### EXERCISE DIRECTIONS
Write out every line exactly, from the start of the records below to the line with "colores_sig = ['#1F3864', '#C00000', '#4F6228']", and stop there. Don't write out the pictures.

(Plotting code records)
....

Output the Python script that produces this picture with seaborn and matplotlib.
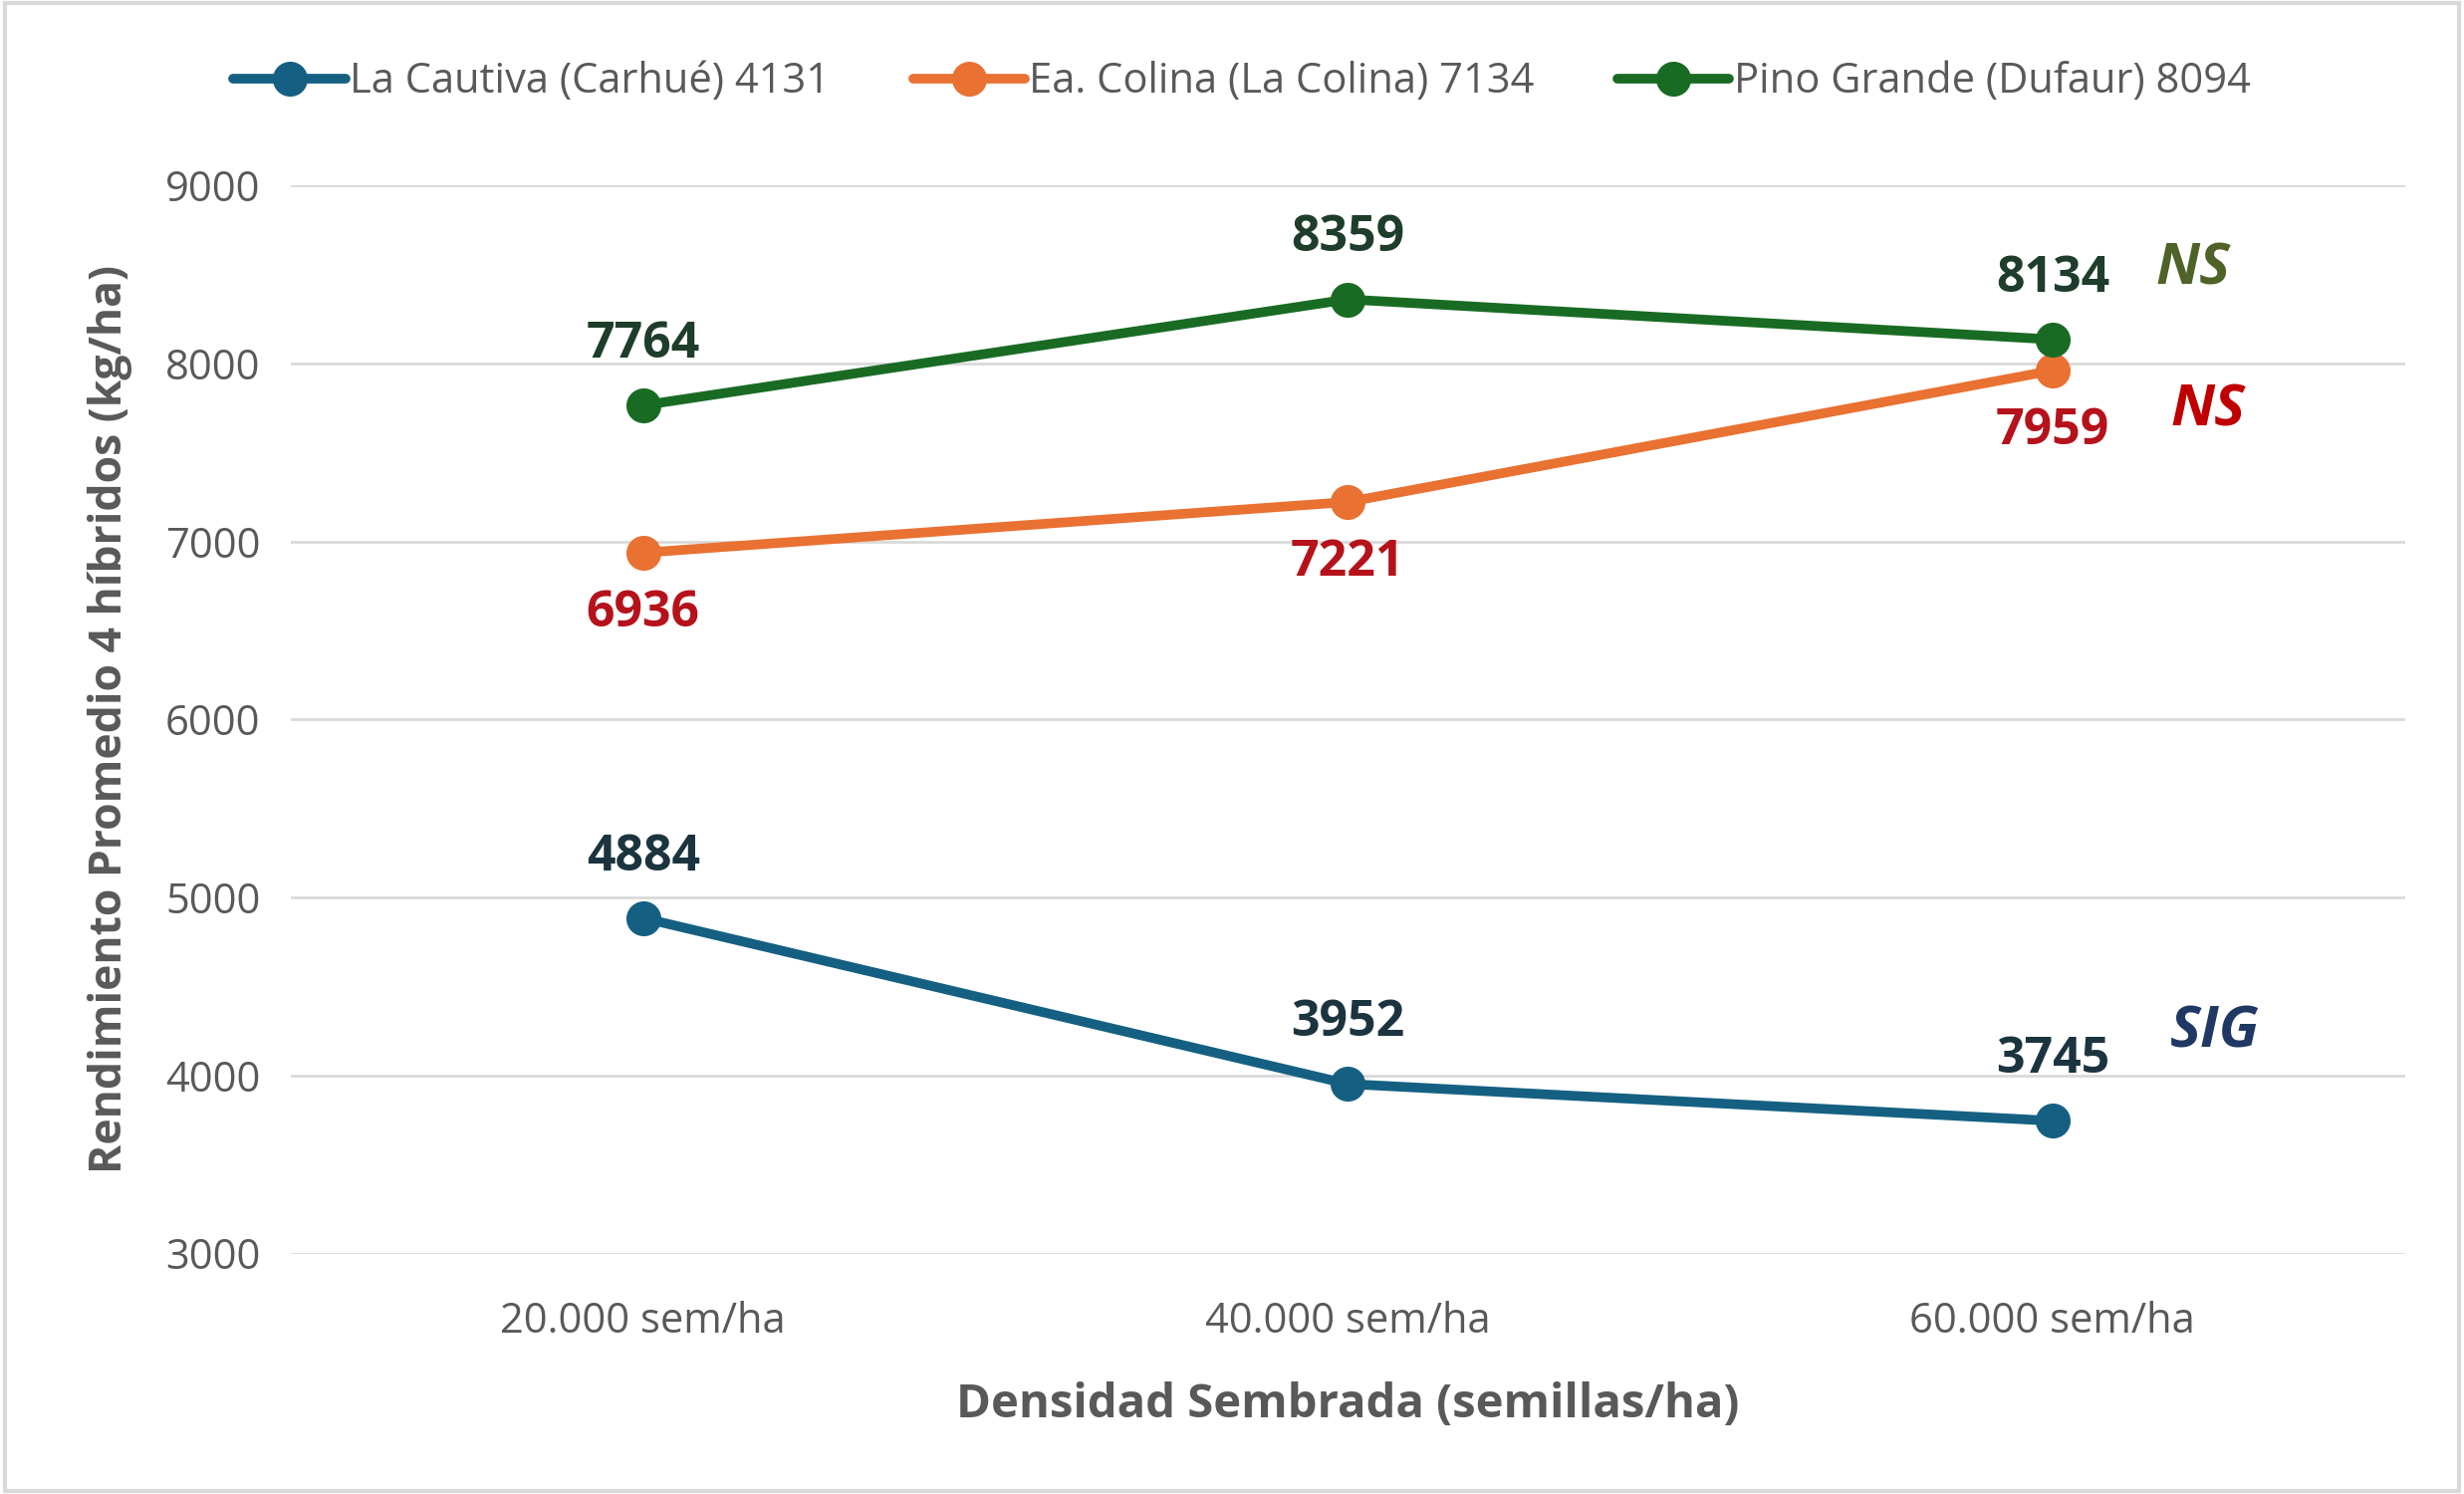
import pandas as pd
import seaborn as sns
import matplotlib.pyplot as plt
from matplotlib.patches import Rectangle

# data
densidades = ['20.000 sem/ha', '40.000 sem/ha', '60.000 sem/ha']
sitios = ['La Cautiva (Carhué) 4131', 'Ea. Colina (La Colina) 7134', 'Pino Grande (Dufaur) 8094']
la_cautiva = [4884, 3952, 3745]
ea_colina = [6936, 7221, 7959]
pino_grande = [7764, 8359, 8134]
significancia = ['SIG', 'NS', 'NS']

colores = ['#156082', '#E97132', '#196B24']
colores_etiqueta = ['#1B3440', '#B5121B', '#1E3D2A']
colores_sig = ['#1F3864', '#C00000', '#4F6228']

df = pd.DataFrame({
    'densidad': densidades * 3,
    'rendimiento': la_cautiva + ea_colina + pino_grande,
    'sitio': [s for s in sitios for _ in densidades],
})

sns.set_theme(style='white')
plt.rcParams['font.family'] = ['Open Sans', 'DejaVu Sans']

fig, ax = plt.subplots(figsize=(12.37, 7.5), dpi=200)
fig.subplots_adjust(left=0.118, right=0.976, top=0.876, bottom=0.161)

sns.pointplot(data=df, x='densidad', y='rendimiento', hue='sitio', order=densidades,
              hue_order=sitios, palette=colores, markers='o', markersize=10,
              linewidth=3.5, errorbar=None, ax=ax)

# data labels: orange below the points, the rest above
series = [la_cautiva, ea_colina, pino_grande]
for i, vals in enumerate(series):
    dy = -22 if i == 1 else 22
    for j, v in enumerate(vals):
        ax.annotate(str(v), (j, v), xytext=(0, dy), textcoords='offset points',
                    ha='center', va='center', fontsize=18, fontweight='bold',
                    color=colores_etiqueta[i])

# significance marks at the right
sig_x = [2.23, 2.22, 2.2]
sig_y = [4241, 7731, 8525]
for i, txt in enumerate(significancia):
    ax.text(sig_x[i], sig_y[i], txt, ha='center', va='center', fontsize=21,
            fontweight='bold', fontstyle='italic', color=colores_sig[i])

ax.set_ylim(3000, 9000)
ax.set_xlim(-0.5, 2.5)
ax.set_yticks(range(3000, 9001, 1000))
ax.grid(axis='y', color='#D9D9D9', linewidth=1)
ax.grid(axis='x', visible=False)
for sp in ax.spines.values():
    sp.set_visible(False)
ax.tick_params(axis='both', length=0, labelsize=15, labelcolor='#595959')
ax.tick_params(axis='x', pad=17)
ax.tick_params(axis='y', pad=11)

ax.set_xlabel('Densidad Sembrada (semillas/ha)', fontsize=17, fontweight='bold',
              color='#595959', labelpad=14)
ax.set_ylabel('Rendimiento Promedio 4 híbridos (kg/ha)', fontsize=16, fontweight='bold',
              color='#595959', labelpad=12)

handles, labels = ax.get_legend_handles_labels()
ax.legend(handles, labels, loc='center', bbox_to_anchor=(0.504, 0.945),
          bbox_transform=fig.transFigure, ncol=3, frameon=False, fontsize=15,
          handlelength=2.7, handletextpad=0.1, columnspacing=2.0, labelcolor='#595959')

fig.patches.append(Rectangle((0.002, 0.002), 0.996, 0.996, transform=fig.transFigure,
                             fill=False, edgecolor='#D9D9D9', linewidth=1.5))

fig.savefig('out.png', dpi=200)
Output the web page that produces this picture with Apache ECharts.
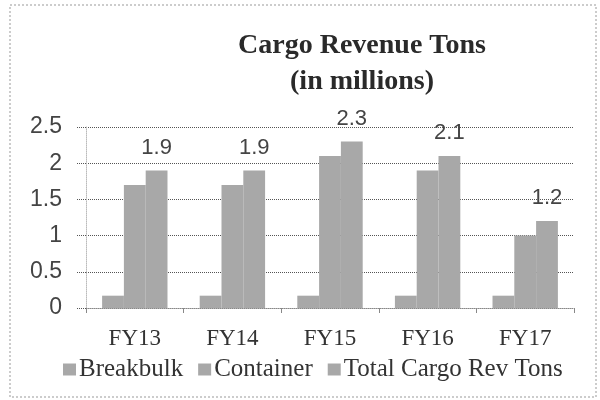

....

### SOLUTION BELOW
Output the Python script that produces this picture with seaborn and matplotlib.
import pandas as pd
import seaborn as sns
import matplotlib.pyplot as plt
from matplotlib.patches import Rectangle

# data
densidades = ['20.000 sem/ha', '40.000 sem/ha', '60.000 sem/ha']
sitios = ['La Cautiva (Carhué) 4131', 'Ea. Colina (La Colina) 7134', 'Pino Grande (Dufaur) 8094']
la_cautiva = [4884, 3952, 3745]
ea_colina = [6936, 7221, 7959]
pino_grande = [7764, 8359, 8134]
significancia = ['SIG', 'NS', 'NS']

colores = ['#156082', '#E97132', '#196B24']
colores_etiqueta = ['#1B3440', '#B5121B', '#1E3D2A']
colores_sig = ['#1F3864', '#C00000', '#4F6228']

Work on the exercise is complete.